In a bid to ensure continuous production and supply of Banknotes the RBZ approached another local security printing company, Celsys, offering it a contract to print banknotes. This however did not materialise because the Zimbabwe Dollar was demonitised and production suspended three months later by the finance minister Tendai Biti.
in 1987 the bank Board then decided to increase the company’s role in national economic growth by adding a new operation which was Gold processing and refining at Fidelity Printers thus the company name was then changed to Fidelity Printers and Refinery. Initially the company had a production capacity of 50 tonnes of Gold per year at a purity of 99.999. with such production capacities the company was then awarded accreditation on the London Bullion Market Association (LBMA) was obtained in October 1989.
“Gold from other countries is refined for either return to the customer or for sale, on the international market on behalf of the customer. The Refinery produces 400 ozs bars, to international standard and, fine gold for use by the domestic Jewellery Industry”

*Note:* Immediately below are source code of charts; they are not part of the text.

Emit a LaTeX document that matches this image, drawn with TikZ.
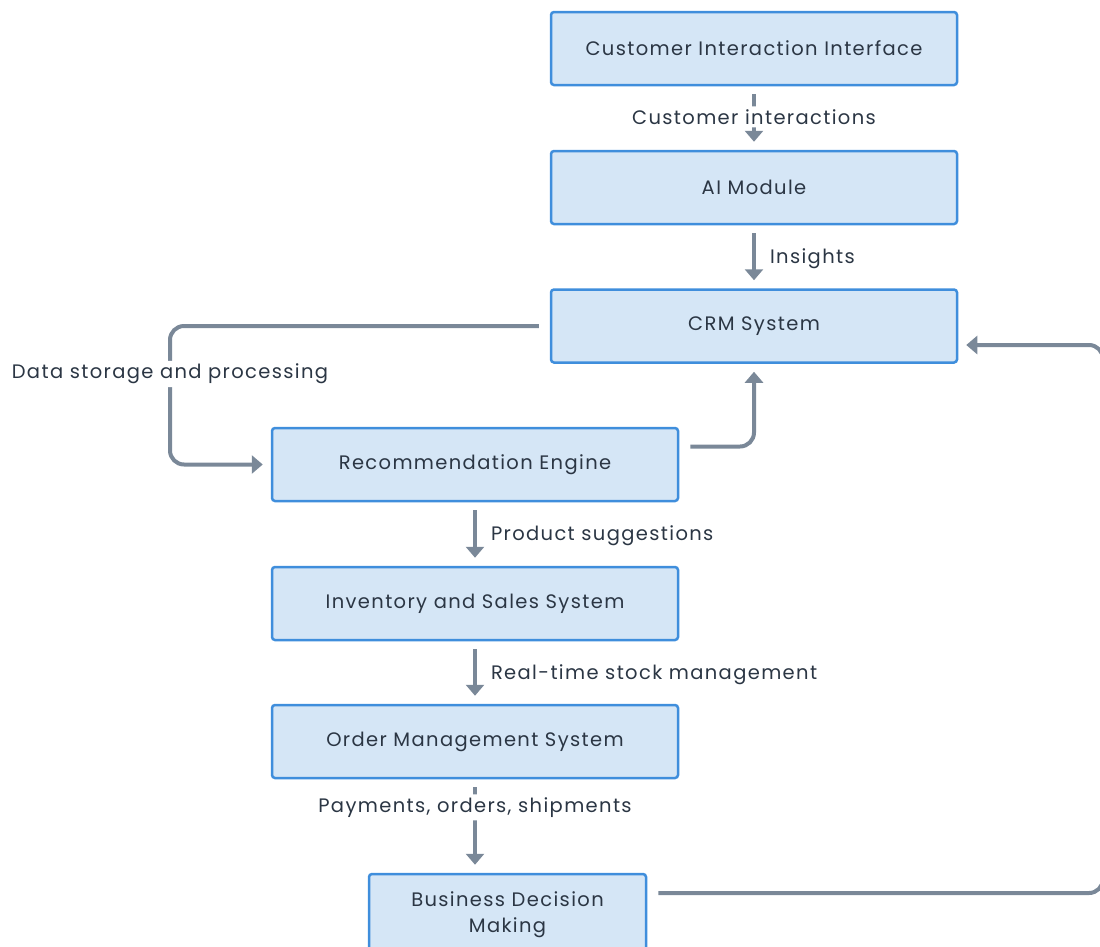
\documentclass[tikz,border=0pt]{standalone}
\usepackage{fontspec}
\setmainfont[LetterSpace=7]{Poppins}
\usetikzlibrary{arrows.meta}
\definecolor{boxfill}{HTML}{D5E6F6}
\definecolor{boxline}{HTML}{3F8EDC}
\definecolor{wire}{HTML}{7A8898}
\definecolor{ink}{HTML}{2B3644}
\tikzset{
  stage/.style={draw=boxline, fill=boxfill, line width=2.5pt, rounded corners=3pt,
    minimum width=406pt, minimum height=73pt, inner sep=0pt, font=\fontsize{19.5}{26}\selectfont,
    text=ink, align=center},
  flow/.style={draw=wire, line width=4pt, rounded corners=14pt,
    -{Triangle[width=18pt,length=11pt]}, shorten >=8pt, shorten <=8pt},
  tag/.style={font=\fontsize{19.5}{22}\selectfont, text=ink, inner sep=2pt, yshift=-2pt},
  cut/.style={tag, fill=white, inner ysep=3pt}
}
\begin{document}
\begin{tikzpicture}[x=1pt,y=-1pt]
\useasboundingbox (0,0) rectangle (1100,946);
\clip (0,0) rectangle (1100,946);
\node[stage] (cii) at (754,48.5) {Customer Interaction Interface};
\node[stage] (ai) at (754,187.5) {AI Module};
\node[stage] (crm) at (754,326) {CRM System};
\node[stage] (rec) at (475,464.5) {Recommendation Engine};
\node[stage] (inv) at (475,603.5) {Inventory and Sales System};
\node[stage] (ord) at (475,741.5) {Order Management System};
\node[stage, minimum width=277pt, minimum height=82pt] (bdm) at (507.5,915) {Business Decision\\Making};

\draw[flow] (cii) -- node[cut, pos=0.45] {Customer interactions} (ai);
\draw[flow] (ai) -- node[tag, right=12pt] {Insights} (crm);
\draw[flow, shorten <=11pt] (crm.west) -| (170,418) node[cut, pos=0.75] {Data storage and processing} |- (rec.west);
\draw[flow, shorten <=11pt] ([yshift=18pt]rec.east) -| (crm.south);
\draw[flow] (rec) -- node[tag, right=12pt] {Product suggestions} (inv);
\draw[flow] (inv) -- node[tag, right=12pt] {Real-time stock management} (ord);
\draw[flow] (ord) -- node[cut, pos=0.28] {Payments, orders, shipments} (ord |- bdm.north);
\draw[flow, shorten <=11pt] ([yshift=17.5pt]bdm.east |- 0,910.5) -| (1103,600) |- ([yshift=-19pt]crm.east);
\end{tikzpicture}
\end{document}
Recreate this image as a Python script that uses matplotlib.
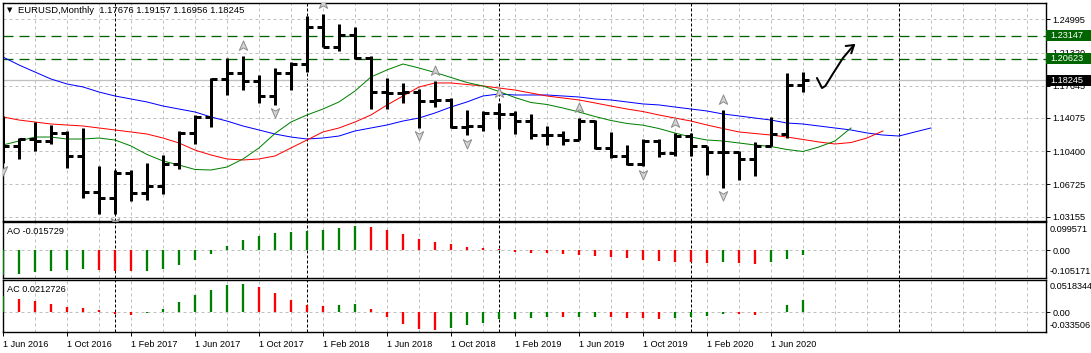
import numpy as np
import matplotlib.pyplot as plt
import matplotlib.transforms as mtransforms
from matplotlib.path import Path
from matplotlib.patches import Rectangle

plt.rcParams['font.family'] = ['Liberation Sans', 'DejaVu Sans']
plt.rcParams['lines.scale_dashes'] = False

W, H, DPI = 1091, 353, 100
PX = 72 / DPI  # points per pixel

# monthly bars, first one is Jun 2016
opens = [1.1130, 1.1103, 1.1175, 1.1157, 1.1240, 1.0982, 1.0587, 1.0517, 1.0796, 1.0575,
         1.0652, 1.0895, 1.1244, 1.1424, 1.1843, 1.1906, 1.1814, 1.1646, 1.1904, 1.2005,
         1.2414, 1.2193, 1.2324, 1.2075, 1.1693, 1.1684, 1.1690, 1.1601, 1.1604, 1.1311,
         1.1316, 1.1467, 1.1447, 1.1372, 1.1217, 1.1214, 1.1169, 1.1370, 1.1075, 1.0988,
         1.0899, 1.1152, 1.1017, 1.1212, 1.1094, 1.1027, 1.1031, 1.0955, 1.1100, 1.1234,
         1.17676]
highs = [1.1428, 1.1186, 1.1366, 1.1328, 1.1261, 1.1300, 1.0874, 1.0829, 1.0829, 1.0906,
         1.0995, 1.1268, 1.1446, 1.1846, 1.2070, 1.2092, 1.1880, 1.1961, 1.2023, 1.2537,
         1.2556, 1.2446, 1.2414, 1.2097, 1.1852, 1.1791, 1.1733, 1.1815, 1.1625, 1.1500,
         1.1486, 1.1570, 1.1488, 1.1448, 1.1324, 1.1264, 1.1412, 1.1390, 1.1250, 1.1110,
         1.1179, 1.1176, 1.1240, 1.1239, 1.1097, 1.1495, 1.1040, 1.1147, 1.1422, 1.1908,
         1.19157]
lows = [1.0912, 1.0952, 1.1046, 1.1122, 1.0852, 1.0520, 1.0340, 1.0340, 1.0494, 1.0495,
        1.0570, 1.0839, 1.1119, 1.1312, 1.1662, 1.1717, 1.1574, 1.1554, 1.1718, 1.1915,
        1.2190, 1.2154, 1.2055, 1.1510, 1.1508, 1.1575, 1.1301, 1.1526, 1.1302, 1.1216,
        1.1269, 1.1289, 1.1234, 1.1176, 1.1110, 1.1106, 1.1169, 1.1070, 1.0965, 1.0887,
        1.0876, 1.0981, 1.0982, 1.0992, 1.0778, 1.0636, 1.0727, 1.0766, 1.1100, 1.1186,
        1.16956]
closes = [1.1103, 1.1175, 1.1157, 1.1240, 1.0982, 1.0587, 1.0517, 1.0796, 1.0575, 1.0652,
          1.0895, 1.1244, 1.1424, 1.1843, 1.1906, 1.1814, 1.1646, 1.1904, 1.2005, 1.2414,
          1.2193, 1.2324, 1.2075, 1.1693, 1.1684, 1.1690, 1.1601, 1.1604, 1.1311, 1.1316,
          1.1467, 1.1447, 1.1372, 1.1217, 1.1214, 1.1169, 1.1370, 1.1075, 1.0988, 1.0899,
          1.1152, 1.1017, 1.1212, 1.1094, 1.1027, 1.1031, 1.0955, 1.1100, 1.1234, 1.1778,
          1.18245]

# alligator lines (jaw / teeth / lips), they run past the last bar
jaw = [1.2082, 1.1994, 1.1916, 1.1839, 1.1784, 1.1751, 1.1695, 1.1651, 1.1618, 1.1585,
       1.1540, 1.1507, 1.1474, 1.1419, 1.1374, 1.1319, 1.1275, 1.1230, 1.1197, 1.1175,
       1.1186, 1.1208, 1.1264, 1.1297, 1.1330, 1.1374, 1.1407, 1.1463, 1.1529, 1.1585,
       1.1651, 1.1673, 1.1662, 1.1662, 1.1662, 1.1651, 1.1640, 1.1618, 1.1607, 1.1585,
       1.1563, 1.1552, 1.1529, 1.1507, 1.1485, 1.1452, 1.1430, 1.1407, 1.1385, 1.1352,
       1.1341, 1.1319, 1.1297, 1.1275, 1.1242, 1.1219, 1.1208, 1.1253, 1.1297]
teeth = [1.1419, 1.1385, 1.1363, 1.1341, 1.1330, 1.1319, 1.1297, 1.1275, 1.1253, 1.1230,
         1.1186, 1.1131, 1.1053, 1.0998, 1.0954, 1.0943, 1.0954, 1.0987, 1.1076, 1.1164,
         1.1253, 1.1297, 1.1363, 1.1441, 1.1551, 1.1651, 1.1750, 1.1795, 1.1795, 1.1778,
         1.1762, 1.1739, 1.1717, 1.1684, 1.1651, 1.1629, 1.1607, 1.1574, 1.1540, 1.1507,
         1.1479, 1.1441, 1.1407, 1.1374, 1.1330, 1.1291, 1.1253, 1.1236, 1.1219, 1.1197,
         1.1170, 1.1142, 1.1120, 1.1136, 1.1186, 1.1264]
lips = [1.1109, 1.1153, 1.1197, 1.1197, 1.1175, 1.1175, 1.1186, 1.1164, 1.1098, 1.1004,
        1.0932, 1.0887, 1.0838, 1.0832, 1.0865, 1.0954, 1.1076, 1.1236, 1.1363, 1.1441,
        1.1507, 1.1585, 1.1706, 1.1861, 1.1939, 1.2005, 1.1961, 1.1911, 1.1856, 1.1800,
        1.1762, 1.1701, 1.1634, 1.1579, 1.1557, 1.1518, 1.1474, 1.1424, 1.1380, 1.1347,
        1.1328, 1.1291, 1.1241, 1.1197, 1.1164, 1.1153, 1.1131, 1.1109, 1.1092, 1.1059,
        1.1037, 1.1087, 1.1153, 1.1297]

ao = [-0.0914, -0.0866, -0.0793, -0.0742, -0.0706, -0.0700, -0.0712, -0.0745, -0.0748, -0.0740,
      -0.0669, -0.0523, -0.0340, -0.0121, 0.0157, 0.0377, 0.0523, 0.0632, 0.0669, 0.0720,
      0.0742, 0.0815, 0.0888, 0.0852, 0.0757, 0.0596, 0.0413, 0.0303, 0.0230, 0.0121,
      0.0084, 0.0037, -0.0062, -0.0099, -0.0101, -0.0135, -0.0172, -0.0194, -0.0245, -0.0282,
      -0.0355, -0.0391, -0.0428, -0.0430, -0.0464, -0.0428, -0.0464, -0.0501, -0.0428, -0.0318,
      -0.015729]
ac = [0.0263, 0.0218, 0.0185, 0.0136, 0.0087, 0.0071, 0.0038, -0.0028, -0.0044, -0.0008,
      0.0054, 0.0169, 0.0284, 0.0366, 0.0448, 0.0464, 0.0415, 0.0317, 0.0202, 0.0120,
      0.0103, 0.0120, 0.0136, 0.0054, -0.0077, -0.0192, -0.0274, -0.0290, -0.0258, -0.0208,
      -0.0176, -0.0110, -0.0105, -0.0094, -0.0077, -0.0080, -0.0076, -0.0074, -0.0079, -0.0092,
      -0.0095, -0.0110, -0.0094, -0.0066, -0.0061, -0.0028, -0.0030, -0.0044, 0.0016, 0.0120,
      0.0212726]

up_fractals = [15, 20, 27, 31, 36, 42, 45]
down_fractals = [0, 7, 17, 26, 29, 40, 45]

price_ticks = [1.24995, 1.21320, 1.17645, 1.14075, 1.10400, 1.06725, 1.03155]
levels = [1.23147, 1.20623]
bid = closes[-1]

date_bars = list(range(0, 49, 4))
date_labels = ['1 Jun 2016', '1 Oct 2016', '1 Feb 2017', '1 Jun 2017', '1 Oct 2017',
               '1 Feb 2018', '1 Jun 2018', '1 Oct 2018', '1 Feb 2019', '1 Jun 2019',
               '1 Oct 2019', '1 Feb 2020', '1 Jun 2020']
separators = [7, 19, 31, 43, 56]

# hand drawn arrow (bar index, price)
arrow_x = [50.875, 51.0, 51.19, 51.4, 51.9, 52.5, 53.19]
arrow_y = [1.1850, 1.1806, 1.1739, 1.1762, 1.1905, 1.2071, 1.2215]
wing_x = [52.67, 53.19, 53.02]
wing_y = [1.2204, 1.2215, 1.2123]

GRID = '#C0C0C0'
GREEN = '#008000'
DKGREEN = '#006400'
FS = 6.6


def rect(x0, y0, x1, y1):
    return [x0 / W, 1 - y1 / H, (x1 - x0) / W, (y1 - y0) / H]


fig = plt.figure(figsize=(W / DPI, H / DPI), dpi=DPI)
ax = fig.add_axes(rect(2.5, 3, 1045.5, 221))
ao_ax = fig.add_axes(rect(2.5, 222, 1045.5, 278))
ac_ax = fig.add_axes(rect(2.5, 280, 1045.5, 332))

for a in (ax, ao_ax, ac_ax):
    a.set_xlim(-0.03, 65.16)
    for s in a.spines.values():
        s.set_linewidth(1.0)
        s.set_color('black')
    a.yaxis.tick_right()
    a.tick_params(axis='y', direction='out', length=3, width=0.7, pad=2, labelsize=FS)
    for i in range(2, 66, 2):
        a.axvline(i, color=GRID, lw=PX, ls=(0, (3 * PX, 3 * PX)), zorder=0)
    for s in separators:
        a.axvline(s, color='black', lw=PX, ls=(0, (3 * PX, 2 * PX)), zorder=1)

# ---- main price panel ----
ax.set_ylim(1.02679, 1.26798)
ax.set_xticks([])
ax.set_yticks(price_ticks)
ax.set_yticklabels([f'{p:.5f}' for p in price_ticks])
for p in price_ticks:
    ax.axhline(p, color=GRID, lw=PX, ls=(0, (3 * PX, 3 * PX)), zorder=0)
for p in levels:
    ax.axhline(p, color=DKGREEN, lw=1.3 * PX, ls=(0, (10 * PX, 6 * PX)), zorder=1)
ax.axhline(bid, color=GRID, lw=1.3 * PX, zorder=1)

ax.plot(np.arange(len(jaw)), jaw, color='#0000FF', lw=PX, zorder=2)
ax.plot(np.arange(len(teeth)), teeth, color='#FF0000', lw=PX, zorder=2)
ax.plot(np.arange(len(lips)), lips, color=GREEN, lw=PX, zorder=2)

x = np.arange(len(opens))
bw = 3 * PX
ax.vlines(x, lows, highs, color='black', lw=bw, zorder=3)
ax.hlines(opens, x - 0.36, x, color='black', lw=bw, zorder=3)
ax.hlines(closes, x, x + 0.36, color='black', lw=bw, zorder=3)

up_mark = Path([(0, 1), (0.75, -0.7), (0, -0.25), (-0.75, -0.7), (0, 1)],
               [Path.MOVETO, Path.LINETO, Path.LINETO, Path.LINETO, Path.CLOSEPOLY])
down_mark = Path([(0, -1), (0.75, 0.7), (0, 0.25), (-0.75, 0.7), (0, -1)],
                 [Path.MOVETO, Path.LINETO, Path.LINETO, Path.LINETO, Path.CLOSEPOLY])
ppx = (1.26798 - 1.02679) / 218
ax.plot(up_fractals, [highs[i] + 10 * ppx for i in up_fractals], ls='none', marker=up_mark,
        ms=8, mfc='#D4D4D4', mec='#8C8C8C', mew=0.7, zorder=4)
ax.plot(down_fractals, [lows[i] - 7.5 * ppx for i in down_fractals], ls='none', marker=down_mark,
        ms=8, mfc='#D4D4D4', mec='#8C8C8C', mew=0.7, zorder=4)

ax.plot(arrow_x, arrow_y, color='black', lw=2 * PX, zorder=5, solid_capstyle='round',
        solid_joinstyle='round')
ax.plot(wing_x, wing_y, color='black', lw=2 * PX, zorder=5, solid_capstyle='round',
        solid_joinstyle='round')

blend = mtransforms.blended_transform_factory(fig.transFigure, ax.transData)
for p, fc in [(levels[0], DKGREEN), (levels[1], DKGREEN), (bid, 'black')]:
    r = Rectangle((1045.5 / W, p - 5.5 * ppx), 45 / W, 11 * ppx, transform=blend,
                  facecolor=fc, edgecolor='none', zorder=6, clip_on=False)
    ax.add_patch(r)
    ax.text(1050 / W, p, f'{p:.5f}', transform=blend, color='white', fontsize=FS,
            va='center', ha='left', zorder=7, clip_on=False)

fig.text(7 / W, 1 - 10.5 / H, '\u25BC', fontsize=5, family='DejaVu Sans', va='center', ha='left')
fig.text(18 / W, 1 - 10.5 / H,
         f'EURUSD,Monthly  {opens[-1]:.5f} {highs[-1]:.5f} {lows[-1]:.5f} {closes[-1]:.5f}',
         fontsize=FS + 0.2, va='center', ha='left')

# ---- AO ----
ao_cols = [GREEN] + [GREEN if ao[i] > ao[i - 1] else '#FF0000' for i in range(1, len(ao))]
ao_ax.set_ylim(-0.1013, 0.1035)
ao_ax.set_xticks([])
ao_ax.axhline(0, color=GRID, lw=PX, ls=(0, (3 * PX, 3 * PX)), zorder=0)
ao_ax.vlines(np.arange(len(ao)), 0, ao, colors=ao_cols, lw=2.3 * PX, zorder=3)
ao_ax.set_yticks([0])
ao_ax.set_yticklabels(['0.00'])
ao_ax.text(1.0 + 4 / 1043, (278 - 230) / 56, '0.099571', transform=ao_ax.transAxes,
           fontsize=FS, va='center', ha='left')
ao_ax.text(1.0 + 4 / 1043, (278 - 271.5) / 56, '-0.105171', transform=ao_ax.transAxes,
           fontsize=FS, va='center', ha='left')
ao_ax.text(4.5 / 1043, (278 - 232) / 56, f'AO {ao[-1]:.6f}', transform=ao_ax.transAxes,
           fontsize=FS, va='center', ha='left')

# ---- AC ----
ac_cols = [GREEN] + [GREEN if ac[i] > ac[i - 1] else '#FF0000' for i in range(1, len(ac))]
ac_ax.set_ylim(-0.0320, 0.0533)
ac_ax.axhline(0, color=GRID, lw=PX, ls=(0, (3 * PX, 3 * PX)), zorder=0)
ac_ax.vlines(np.arange(len(ac)), 0, ac, colors=ac_cols, lw=2.3 * PX, zorder=3)
ac_ax.set_yticks([0])
ac_ax.set_yticklabels(['0.00'])
ac_ax.text(1.0 + 4 / 1043, (332 - 286.7) / 52, '0.0518344', transform=ac_ax.transAxes,
           fontsize=FS, va='center', ha='left')
ac_ax.text(1.0 + 4 / 1043, (332 - 325) / 52, '-0.033506', transform=ac_ax.transAxes,
           fontsize=FS, va='center', ha='left')
ac_ax.text(4.5 / 1043, (332 - 289) / 52, f'AC {ac[-1]:.7f}', transform=ac_ax.transAxes,
           fontsize=FS, va='center', ha='left')

ac_ax.set_xticks(date_bars)
ac_ax.set_xticklabels(date_labels, ha='left')
ac_ax.tick_params(axis='x', direction='out', length=3, width=0.7, pad=2.5, labelsize=FS)

fig.savefig('out.png', dpi=DPI)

Expulsion from London Bullion Market
The Gold production in Zimbabwe had been nose diving over the years from 10.960 tonnes in 2006 to 3.072 tonnes in 2008 which was more than 40 percent in production drop. On 30 June 2008 Fidelity Printers and Refinery was expelled from the LBMA because of failure to produce a minimum of 10 tonnes per year to maintain its membership. Fidelity Printers and Refinery had been the sole authorised buyer and exporter of gold in Zimbabwe, because of its expulsion from the LBMA RBZ Governor Gideon Gono had to allow Zimbabwean producers to sell gold directly to international buyers. The failure was mainly attributed to the fact that the whole Zimbabwean economy was in a melt down and Fidelity Printers and Refinery being the sole buyer of Gold in the country under sanctions was failing to pay miners on time and competitive prices thus mines were now also shutting down. Some producers have criticized the government for making F.P.R. sole buyer of gold in the country while other people have come out to support the government like the economist Erich Bloch was quoted “It is absolutely right for Fidelity Printers to be the exclusive buyer of gold and that happens in South Africa and in other parts of the world.”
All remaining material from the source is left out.